I would still take the segment guidance for FY2025 with a grain of salt. However, even if the segment delivers 40% annual growth, GOEV stock still is attractive for exposure around $10. There are other segments that can provide growth traction.

Multiple Revenue Sources

Canoo also intends to launch delivery vehicles by FY2023. The last-mile delivery vehicle segment has competition, but the market size is big. Workhorse Group(NASDAQ:WKHS) estimates the last-mile delivery vehicles have an annual market size of $18 billion in the United States.

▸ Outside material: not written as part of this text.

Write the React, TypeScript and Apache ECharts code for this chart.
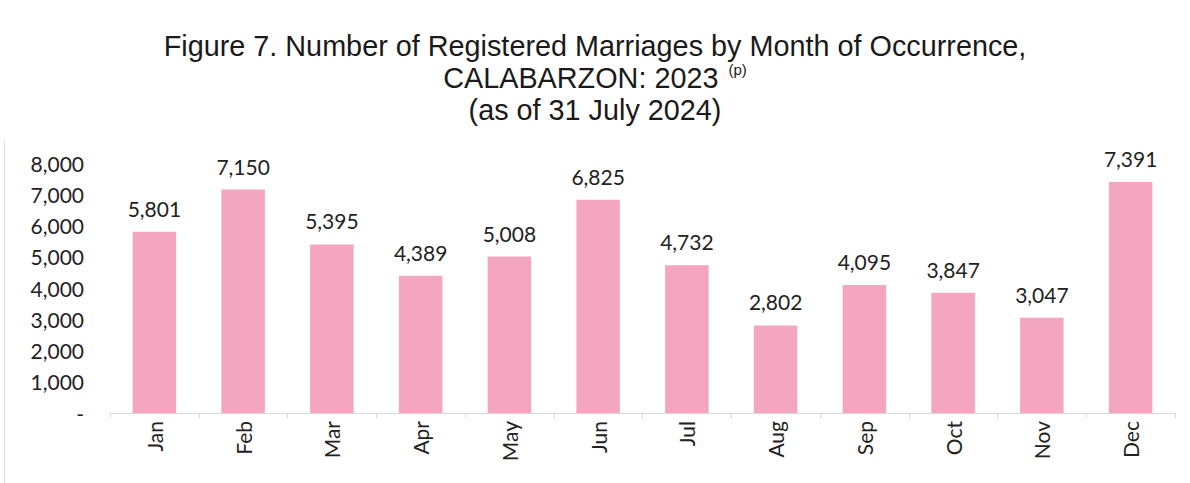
import React, { useEffect, useRef } from "react";
import * as echarts from "echarts";

const months = ["Jan", "Feb", "Mar", "Apr", "May", "Jun", "Jul", "Aug", "Sep", "Oct", "Nov", "Dec"];
const marriages = [5801, 7150, 5395, 4389, 5008, 6825, 4732, 2802, 4095, 3847, 3047, 7391];
const titleLines = [
  "Figure 7. Number of Registered Marriages by Month of Occurrence,",
  "CALABARZON: 2023 {sup|(p)}",
  "(as of 31 July 2024)",
];

export default function App() {
  const ref = useRef<HTMLDivElement>(null);
  useEffect(() => {
    const chart = echarts.init(ref.current!, null, { renderer: "svg" });
    chart.setOption({
      animation: false,
      backgroundColor: "#ffffff",
      title: {
        text: titleLines.join("\n"),
        left: "center",
        top: 30,
        padding: 0,
        textStyle: {
          fontFamily: "Liberation Sans",
          fontSize: 28.8,
          fontWeight: "normal",
          color: "#1a1a1a",
          lineHeight: 32,
          rich: {
            sup: {
              fontFamily: "Liberation Sans",
              fontSize: 15,
              color: "#1a1a1a",
              verticalAlign: "top",
              padding: [0, 0, 10, 2],
            },
          },
        },
      },
      graphic: [
        {
          type: "line",
          shape: { x1: 4.5, y1: 140, x2: 4.5, y2: 483 },
          style: { stroke: "#e0e0e0", lineWidth: 1 },
        },
      ],
      grid: { left: 110, right: 15, top: 163, bottom: 70 },
      xAxis: {
        type: "category",
        data: months,
        axisLine: { show: true, lineStyle: { color: "#d9d9d9" } },
        axisTick: { show: true, alignWithLabel: false, length: 5, lineStyle: { color: "#d9d9d9" } },
        axisLabel: {
          rotate: 90,
          fontFamily: "Lato",
          fontSize: 21,
          color: "#222",
          margin: 8,
        },
      },
      yAxis: {
        type: "value",
        min: 0,
        max: 8000,
        interval: 1000,
        splitLine: { show: false },
        axisLine: { show: false },
        axisTick: { show: false },
        axisLabel: {
          fontFamily: "Lato",
          fontSize: 21,
          color: "#222",
          margin: 26,
          formatter: (v: number) => (v === 0 ? "-" : v.toLocaleString("en-US")),
        },
      },
      series: [
        {
          type: "bar",
          data: marriages,
          barWidth: "49%",
          itemStyle: { color: "#f4a5c0" },
          label: {
            show: true,
            position: "top",
            distance: 13,
            fontFamily: "Lato",
            fontSize: 21,
            color: "#222",
            formatter: (p: any) => Number(p.value).toLocaleString("en-US"),
          },
        },
      ],
    });
    return () => chart.dispose();
  }, []);
  return (
    <div
      ref={ref}
      style={{ position: "fixed", left: 0, top: 0, width: 1190, height: 483 }}
    />
  );
}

Canoo believes that the delivery vehicle segment revenue can increase from $175 million in FY2023 to $700 million by FY2025. Given the market opportunity, a few big contracts can ensure that the target revenue is achieved. As an example, Workhorse Group is expecting a contract from U.S. Postal Services, which is likely to be worth $6.3 billion.

Furthermore, Canoo has also developed a unique independently drivable rolling chassis (also known as the proprietary skateboard design). For this, the company has partnered with Hyundai Motor Group for an all-electric platform based on the company’s skateboard. Providing engineering services to automobile original equipment manufacturers (OEMs) is yet another revenue source for the company.

Concluding Thoughts on GOEV Stock

I would not go overboard on GOEV stock. However, some exposure can be considered on declines. If the company’s subscription model gains traction, GOEV stock can surge.

Besides the lifestyle vehicle to be launched in FY2020 (subscription model), the company is targeting the launch of a sports vehicle in FY2025. As the variants increase for the subscription model, the revenue growth is also likely to sustain.

Another important point is that the sports vehicle will use the same skateboard as the lifestyle and last-mile delivery vehicle. This will help the company reduce the overall development and production cost.

Overall, Canoo is coming-up with a different revenue model and I am bullish. The stock will be attractive for exposure at $10. I will not be surprised if GOEV stock doubles in the next 12-24 months.